Ils sont quatorze à dessiner pour Asantii. Des stylistes qui viennent de RDC, d’Angola, d’Éthiopie, du Ghana, de la Côte d’Ivoire, du Kenya, du Maroc, du Nigeria, du Rwanda, du Sénégal, de l’Afrique du Sud et de Tanzanie. L’idée de collaborer avec une nouvelle marque panafricaine les rend enthousiastes. Pour cause : le projet est unique. Dévoilé au début du mois d’août – d’abord à Londres (où le studio de création est supervisé par une équipe de développement de produits forte de son expérience dans de grands groupes de luxe, sous la houlette de Vanessa Anglin, ancienne responsable chez Burberry ), puis à Kigali -, il vise à présenter deux collections par an.
Pour tous et pour longtemps
On y trouve des basiques intemporels vendus entre 50 et 300 euros, qui ne répondent pas au phénomène de saisonnalité très présent dans l’industrie de la mode. «On prend le chemin contraire à celui de la fast fashion, on veut pouvoir vendre nos vêtements à tout moment de l’année», explique la fondatrice Maryse Mbonyumutwa. Ce qui donne des jeans larges en denim brut, de nombreuses chemises travaillées dans les volumes et les détails (volants, fronces, liens, broderies…), quelques vestes en jean, longue et courte, taillées dans les grandes largeurs, ainsi que des tuniques longues.
Les pièces proposées sont destinées à parler au plus grand nombre et sont, pour la plupart, fabriquées à partir de matières sourcées en Afrique (coton égyptien, cuir, raphia…). «Avec Asantii, je veux montrer que la mode africaine va bien au-delà du wax. On veut éviter le label communautaire et aller vers une portée internationale. Quand je travaillais dans le textile en Chine, nous avons eu de nombreuses marques étrangères à produire, mais jamais je n’ai eu en main le dossier technique d’un label qui venait d’Afrique. Avec Asantii, je veux rectifier le tir», poursuit Maryse Mbonyumutwa.
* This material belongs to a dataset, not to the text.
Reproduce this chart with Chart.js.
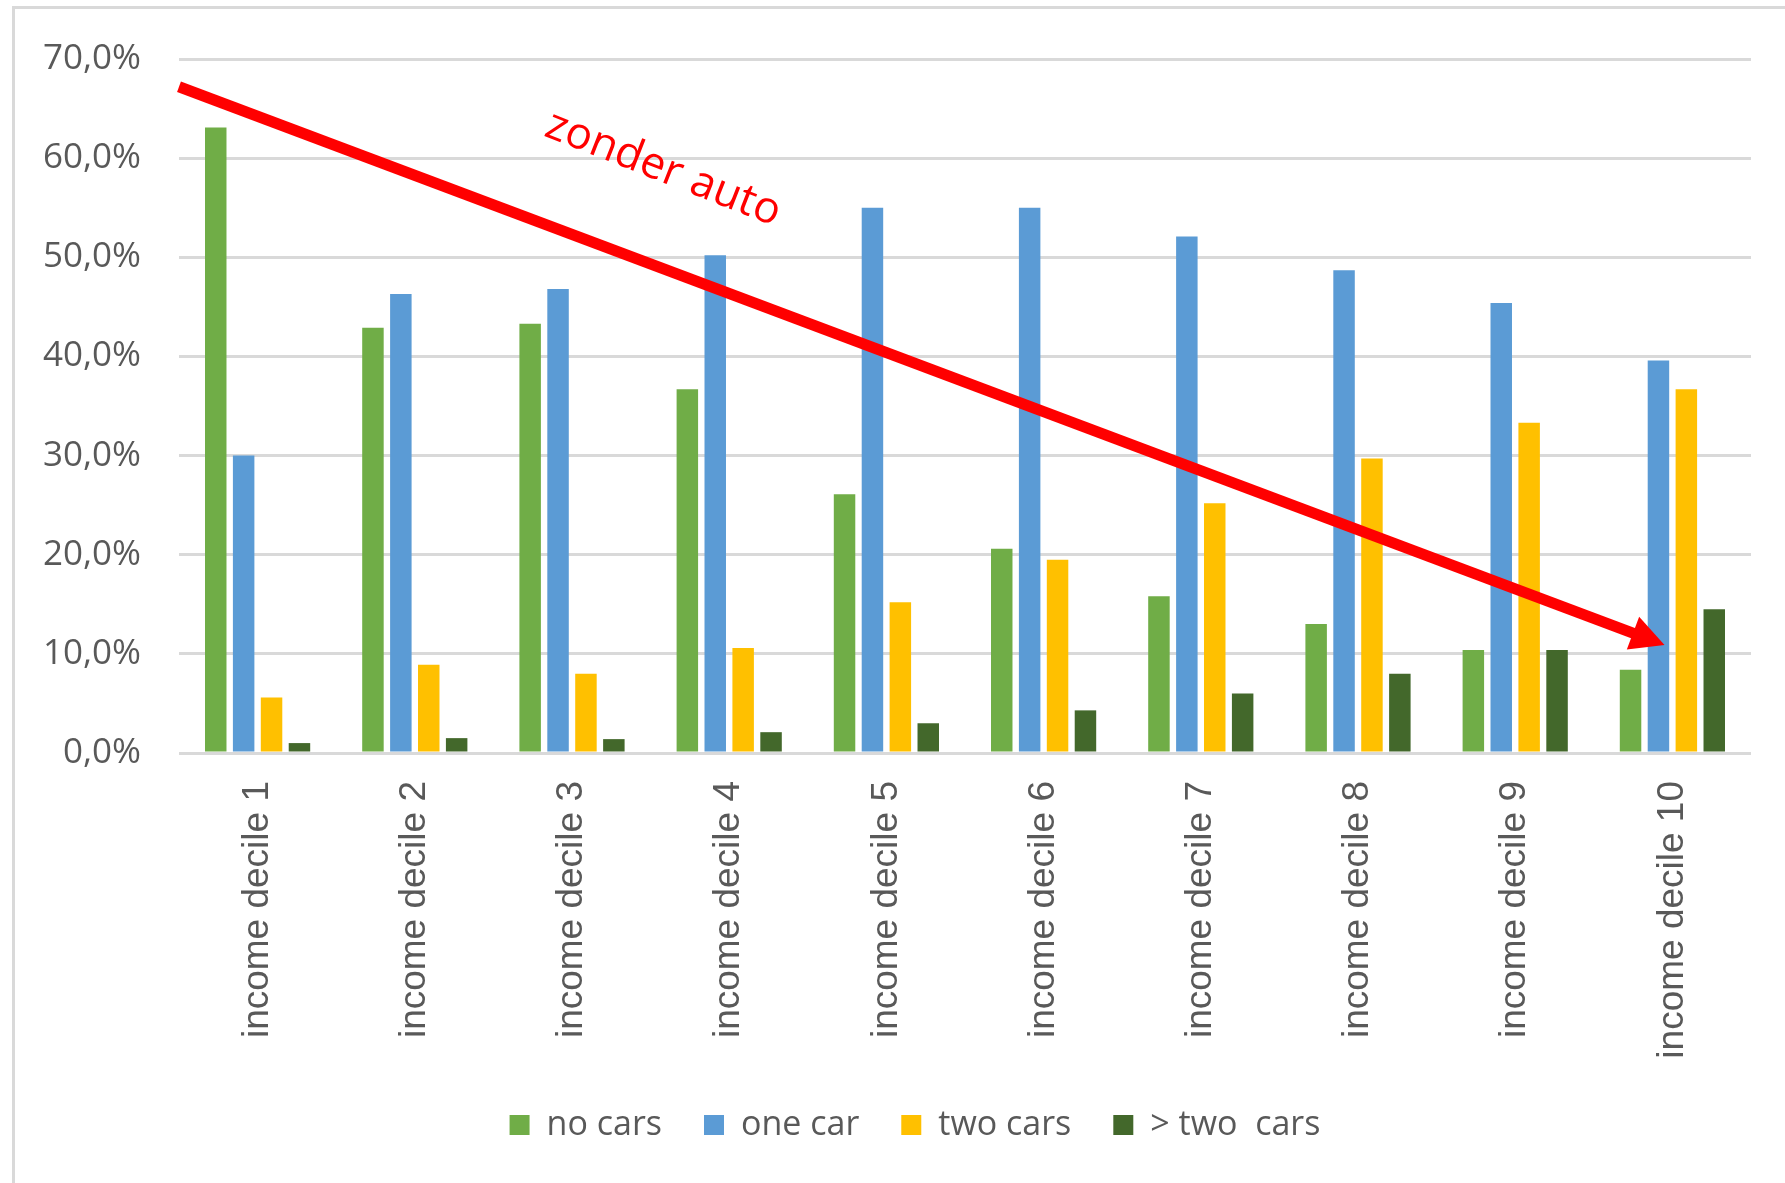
<!DOCTYPE html>
<html>
<head>
<meta charset="utf-8">
<title>Car ownership by income decile</title>
<script src="https://cdn.jsdelivr.net/npm/chart.js@4.4.1/dist/chart.umd.min.js"></script>
<style>
    body { margin: 0; background: #fff; }
    #bar-chart { display: block; }
</style>
</head>
<body>
<canvas id="bar-chart" width="1785" height="1183"></canvas>
<script>
/*DATA*/
const deciles = ["income decile 1", "income decile 2", "income decile 3", "income decile 4", "income decile 5",
                 "income decile 6", "income decile 7", "income decile 8", "income decile 9", "income decile 10"];
const noCars   = [63.1, 42.9, 43.3, 36.7, 26.1, 20.6, 15.8, 13.0, 10.4, 8.4];
const oneCar   = [30.0, 46.3, 46.8, 50.2, 55.0, 55.0, 52.1, 48.7, 45.4, 39.6];
const twoCars  = [5.6, 8.9, 8.0, 10.6, 15.2, 19.5, 25.2, 29.7, 33.3, 36.7];
const moreCars = [1.0, 1.5, 1.4, 2.1, 3.0, 4.3, 6.0, 8.0, 10.4, 14.5];
const seriesNames = ["no cars", "one car", "two cars", "> two  cars"];
const yMax = 70;
const yStep = 10;

// trend arrow, in axis units (category index, percent)
const arrowFrom = [-0.5, 67.2];
const arrowTo = [8.95, 10.9];
const arrowText = "zonder auto";
const arrowTextAt = [2.58, 58.9];

Chart.defaults.font.family = "'Open Sans', sans-serif";
Chart.defaults.color = "#595959";

// light grey frame round the whole chart
const framePlugin = {
    id: "frame",
    beforeDraw(chart) {
        const ctx = chart.ctx;
        ctx.save();
        ctx.strokeStyle = "#d9d9d9";
        ctx.lineWidth = 3;
        ctx.strokeRect(13.5, 7.5, chart.width + 40, chart.height + 40);
        ctx.restore();
    }
};

// legend sits a bit right of the canvas centre
const legendShift = {
    id: "legendShift",
    afterLayout(chart) {
        chart.legend.left += 79;
    }
};

// red arrow + label drawn over the bars
const arrowPlugin = {
    id: "trendArrow",
    afterDatasetsDraw(chart) {
        const xs = chart.scales.x;
        const ys = chart.scales.y;
        const ctx = chart.ctx;
        const x1 = xs.getPixelForValue(arrowFrom[0]);
        const y1 = ys.getPixelForValue(arrowFrom[1]);
        const x2 = xs.getPixelForValue(arrowTo[0]);
        const y2 = ys.getPixelForValue(arrowTo[1]);
        const ang = Math.atan2(y2 - y1, x2 - x1);
        const head = 38;

        ctx.save();
        ctx.strokeStyle = "#ff0000";
        ctx.fillStyle = "#ff0000";
        ctx.lineWidth = 11;
        ctx.beginPath();
        ctx.moveTo(x1, y1);
        ctx.lineTo(x2 - Math.cos(ang) * head * 0.7, y2 - Math.sin(ang) * head * 0.7);
        ctx.stroke();

        ctx.beginPath();
        ctx.moveTo(x2, y2);
        ctx.lineTo(x2 - head * Math.cos(ang - 0.48), y2 - head * Math.sin(ang - 0.48));
        ctx.lineTo(x2 - head * Math.cos(ang + 0.48), y2 - head * Math.sin(ang + 0.48));
        ctx.closePath();
        ctx.fill();

        ctx.translate(xs.getPixelForValue(arrowTextAt[0]), ys.getPixelForValue(arrowTextAt[1]));
        ctx.rotate(ang + 0.015);
        ctx.font = "44px 'Open Sans'";
        ctx.textAlign = "center";
        ctx.textBaseline = "middle";
        ctx.fillText(arrowText, 0, 0);
        ctx.restore();
    }
};

function bars(label, values, colour) {
    return {
        label: label,
        data: values,
        backgroundColor: colour,
        borderWidth: 0,
        categoryPercentage: 0.71,
        barPercentage: 0.77
    };
}

new Chart(document.getElementById("bar-chart"), {
    type: "bar",
    data: {
        labels: deciles,
        datasets: [
            bars(seriesNames[0], noCars, "#70ad47"),
            bars(seriesNames[1], oneCar, "#5b9bd5"),
            bars(seriesNames[2], twoCars, "#ffc000"),
            bars(seriesNames[3], moreCars, "#43682b")
        ]
    },
    options: {
        responsive: false,
        animation: false,
        layout: {
            padding: { left: 0, right: 34, top: 51, bottom: 31 }
        },
        plugins: {
            tooltip: { enabled: false },
            legend: {
                position: "bottom",
                labels: {
                    boxWidth: 20,
                    boxHeight: 20,
                    padding: 42,
                    color: "#595959",
                    font: { size: 34 }
                }
            }
        },
        scales: {
            x: {
                grid: { display: false },
                border: { display: false },
                ticks: {
                    autoSkip: false,
                    minRotation: 90,
                    maxRotation: 90,
                    padding: 20,
                    color: "#595959",
                    font: { family: "'Liberation Sans', Arial, sans-serif", size: 37 }
                },
                afterFit(scale) { scale.height = 313; }
            },
            y: {
                min: 0,
                max: yMax,
                border: { display: false },
                grid: { color: "#d9d9d9", lineWidth: 3, drawTicks: false },
                ticks: {
                    stepSize: yStep,
                    padding: 38,
                    color: "#595959",
                    font: { size: 35 },
                    callback: (v) => v.toFixed(1).replace(".", ",") + "%"
                },
                afterFit(scale) { scale.width = 179; }
            }
        }
    },
    plugins: [framePlugin, legendShift, arrowPlugin]
});
</script>
</body>
</html>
L’entrepreneuse rwandaise, qui s’est associée avec le groupe chinois C&D et Vanessa Anglin, travaille son projet depuis trois ans, avec envie et grandes ambitions. Elle totalise vingt-trois années passées dans l’industrie du textile à explorer tous les maillons de la chaîne dans les usines chinoises, mais aussi celles du Bangladesh, de l’Inde et plus récemment d’Éthiopie qui s’est doté d’une zone industrielle gigantesque, mais où les petites mains sont les moins chères de la planète. L’expérience et le réseau lui ont permis d’en saisir les travers, ce qui a fait naître chez elle une soif d’opportunités. Comme le lancement d’un site de production de grande envergure au Rwanda, en 2019, pays jusque-là peu exploitée par l’industrie textile.
Après avoir bénéficié d’un coup de pouce de l’État, elle est parvenue à créer 4300 emplois assortis d’un projet sociétal (salaires équitables, crèche à disposition des enfants des employés, repas gratuits, distribution de serviette hygiéniques…). L’usine répond d’abord à une logique de production pour les marques étrangères. Le projet Asantii s’est ensuite imbriqué dans la machine avec une grande liberté. «L’avantage d’avoir notre propre infrastructure, est que l’on commence toujours par de petites quantités, ce qui permet d’éviter le gaspillage, précise l’entrepreneuse. En allant produire ailleurs, nous aurions dû nous plier à un quota minimum.»
Toutes ces mises en actions sont également une façon d’en découdre avec la fripe, vue comme une concurrence déloyale. Les importations massives de vêtements de seconde main en Afrique créent des opportunités économiques, mais sont aussi considérées comme un obstacle au développement d’une véritable industrie textile. Au Rwanda, le gouvernement surtaxe les fripes depuis 2016 dans le but de les éliminer progressivement du marché. «La seconde main est un combat. Malheureusement, le textile qui arrive ici s’apparente de plus en plus à des déchets. Avec l’avènement du vintage, on trie davantage et les belles pièces restent en Europe. Seuls 30% des vêtements importés vont sur les marchés, le reste finit dans les poubelles», regrette Maryse Mbonyumutwa.
Désireuse de promouvoir la création africaine, la Rwandaise met aussi à disposition de son collectif de créateurs son usine à pour leur marque propre. À la manière d’un incubateur, elle leur offre une production adaptée, idéale pour toute jeune marque qui se lance. Et une façon pour elle de fidéliser de jeunes talents. Qui sait, ils seront peut-être ses meilleurs clients. Un pari sur l’avenir où tout le monde y gagne.